Pygmalion

Pygmalion Precursors to Pygmalion

Shaw's play, as its title indicates, owes much to previous sources, mostly mythology. Pygmalion was a character in the tenth book of Ovid's Metamorphoses. A sculptor from Cyprus who did not enjoy the company of women, the man Pygmalion created an idealized female form out of ivory and then fell in love with the statue. He began to bring it presents as he would a lover, and he prayed to Aphrodite-the goddess of love-to meet a woman like his statue. Instead, Aphrodite brought his statue to life. Pygmalion named her Galatea, married her, and had a son named Paphos.

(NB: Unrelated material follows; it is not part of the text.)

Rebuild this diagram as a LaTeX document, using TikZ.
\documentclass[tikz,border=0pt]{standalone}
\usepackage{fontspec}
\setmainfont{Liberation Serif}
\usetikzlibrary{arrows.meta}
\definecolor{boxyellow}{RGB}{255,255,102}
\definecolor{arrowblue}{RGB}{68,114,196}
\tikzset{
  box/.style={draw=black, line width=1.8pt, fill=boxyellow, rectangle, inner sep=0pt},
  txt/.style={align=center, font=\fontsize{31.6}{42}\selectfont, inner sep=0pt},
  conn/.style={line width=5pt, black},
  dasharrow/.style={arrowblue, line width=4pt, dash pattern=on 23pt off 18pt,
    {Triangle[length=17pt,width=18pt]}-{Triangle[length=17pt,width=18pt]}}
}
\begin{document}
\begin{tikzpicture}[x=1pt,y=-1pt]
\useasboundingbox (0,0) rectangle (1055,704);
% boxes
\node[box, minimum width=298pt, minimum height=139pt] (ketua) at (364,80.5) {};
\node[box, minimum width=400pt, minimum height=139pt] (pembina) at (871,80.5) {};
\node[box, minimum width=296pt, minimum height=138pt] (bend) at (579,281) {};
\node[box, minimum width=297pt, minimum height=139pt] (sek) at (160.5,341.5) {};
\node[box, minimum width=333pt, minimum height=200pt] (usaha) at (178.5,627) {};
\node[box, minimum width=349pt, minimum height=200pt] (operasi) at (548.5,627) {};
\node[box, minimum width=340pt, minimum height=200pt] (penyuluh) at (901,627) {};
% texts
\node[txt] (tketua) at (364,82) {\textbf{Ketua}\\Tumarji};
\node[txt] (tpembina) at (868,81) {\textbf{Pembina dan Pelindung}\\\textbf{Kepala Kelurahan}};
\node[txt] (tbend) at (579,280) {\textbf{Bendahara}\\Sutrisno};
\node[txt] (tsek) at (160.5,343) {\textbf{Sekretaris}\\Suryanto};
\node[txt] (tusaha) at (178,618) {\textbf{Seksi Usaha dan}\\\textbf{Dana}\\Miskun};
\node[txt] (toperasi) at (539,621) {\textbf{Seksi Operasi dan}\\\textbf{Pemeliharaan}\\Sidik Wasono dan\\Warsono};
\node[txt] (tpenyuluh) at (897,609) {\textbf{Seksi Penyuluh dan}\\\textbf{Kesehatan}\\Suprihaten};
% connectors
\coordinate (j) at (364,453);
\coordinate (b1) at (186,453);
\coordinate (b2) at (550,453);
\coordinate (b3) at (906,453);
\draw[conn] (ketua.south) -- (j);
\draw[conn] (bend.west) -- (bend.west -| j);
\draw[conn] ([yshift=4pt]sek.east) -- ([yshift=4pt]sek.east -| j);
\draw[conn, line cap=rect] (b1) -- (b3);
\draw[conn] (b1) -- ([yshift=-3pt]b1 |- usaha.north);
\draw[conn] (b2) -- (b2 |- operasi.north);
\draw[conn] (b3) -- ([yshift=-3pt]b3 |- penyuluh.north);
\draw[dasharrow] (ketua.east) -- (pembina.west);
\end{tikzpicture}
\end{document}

This myth differs from Shaw's interpretation in several regards. Most importantly, Eliza (as Galatea) was already a living person before Higgins (as Pygmalion) "created" her. Higgins certainly shapes Eliza's demeanor, her voice, and the way she looks, but he does not fashion her out of marble. Higgins gives Eliza a new human life in the the way that Aphrodite did, while it was Eliza's father who "created" Eliza's material reality. Moreover (and quite rightly), Eliza is indignant when Higgins claims that her success at winning his bet is his own. When she realizes that she no longer fits into any stratum of society, Eliza curses Higgins for "creating" her at all. The largest difference between the play and the myth is the ending. In Shaw's play, the stand-in for Galatea does not choose to marry the stand-in for Pygmalion. In the prologue, Shaw explains that "Galatea never does quite like Pygmalion: His relation to her is too god-like to be altogether agreeable." In ancient myth, it was not so bad to have a relationship with a god, but this is not the kind of thing Eliza wants.

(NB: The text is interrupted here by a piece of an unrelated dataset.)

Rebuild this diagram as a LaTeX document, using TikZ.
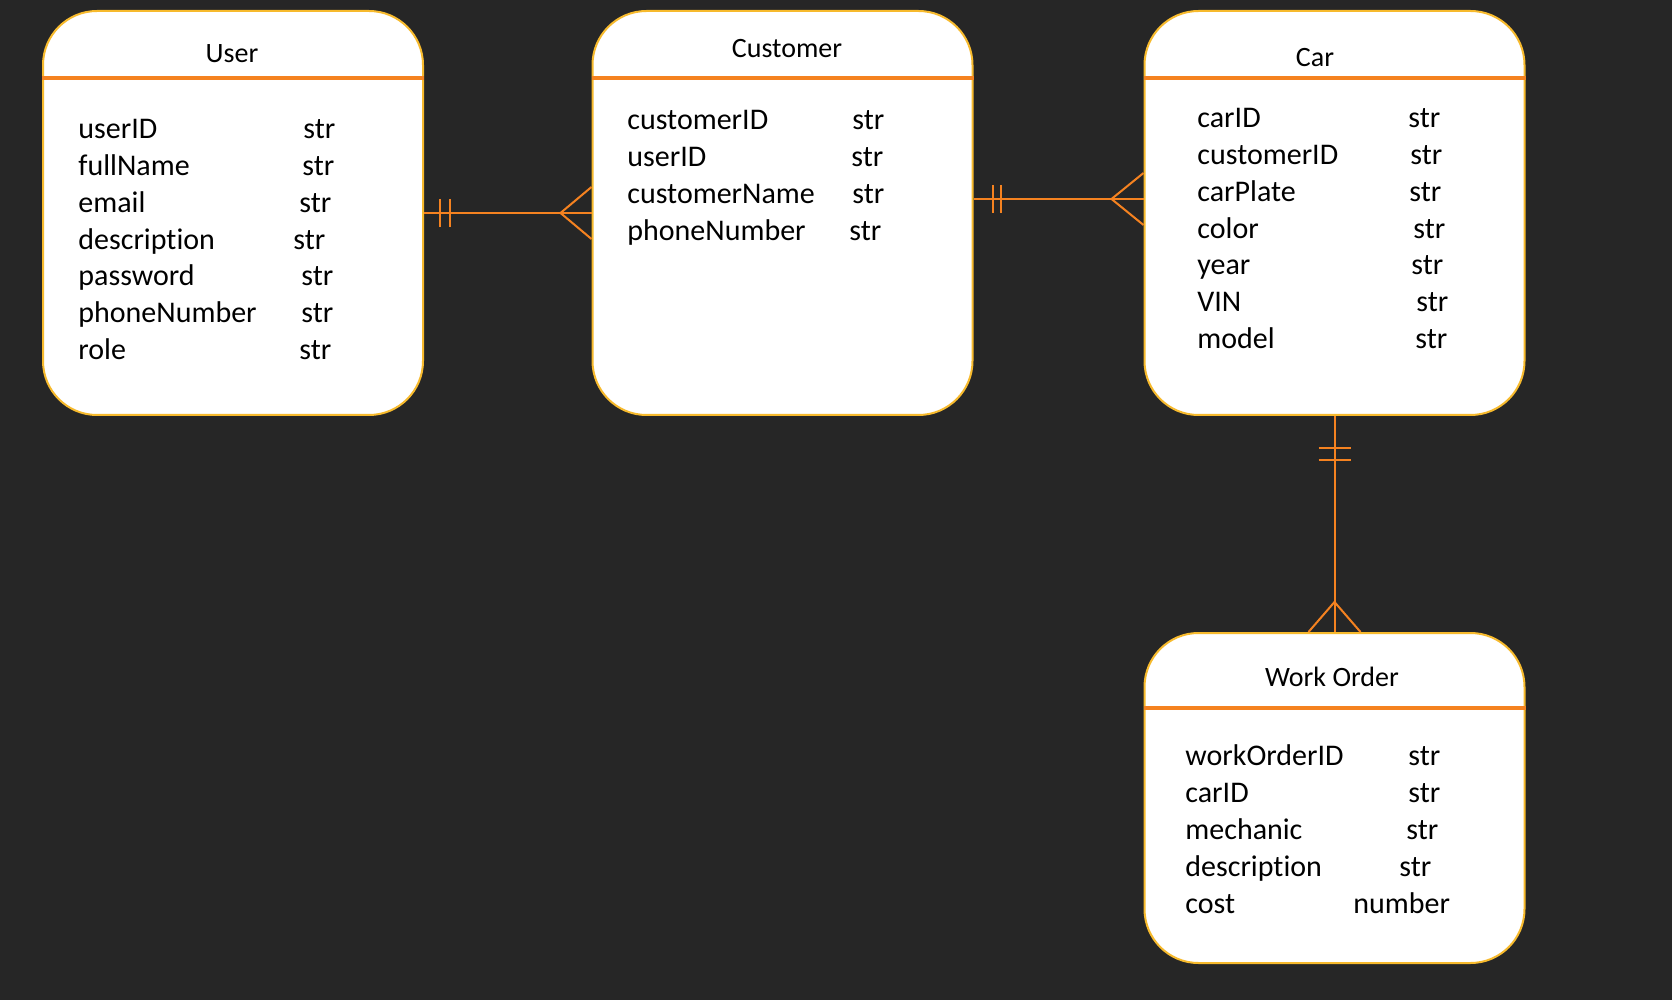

Shaw's Pygmalion has one other major source, the tale of King Cophetua. King Cophetua was an apocryphal monarch who was not interested in women until he met a beggar-woman. He fell in love with her and elevated her to be his queen. The Cophetua complex names an attraction to lower-class women, a tendency which Higgins exhibits in his interactions with Eliza. (The broader rags-to-riches theme is common in Western literature; compare the film Pretty Woman.) Higgins assures Pickering that his students are "sacred," because he has always found them so before. But he finds himself attracted to Eliza, who is quite different from the millionaires he taught before. Part of this difference is in the power dynamic which is so central to Higgins' relationship to Eliza. Like Pygmalion and King Cophetua, if he were to choose Eliza as his consort, he would be in a position of great power in the relationship.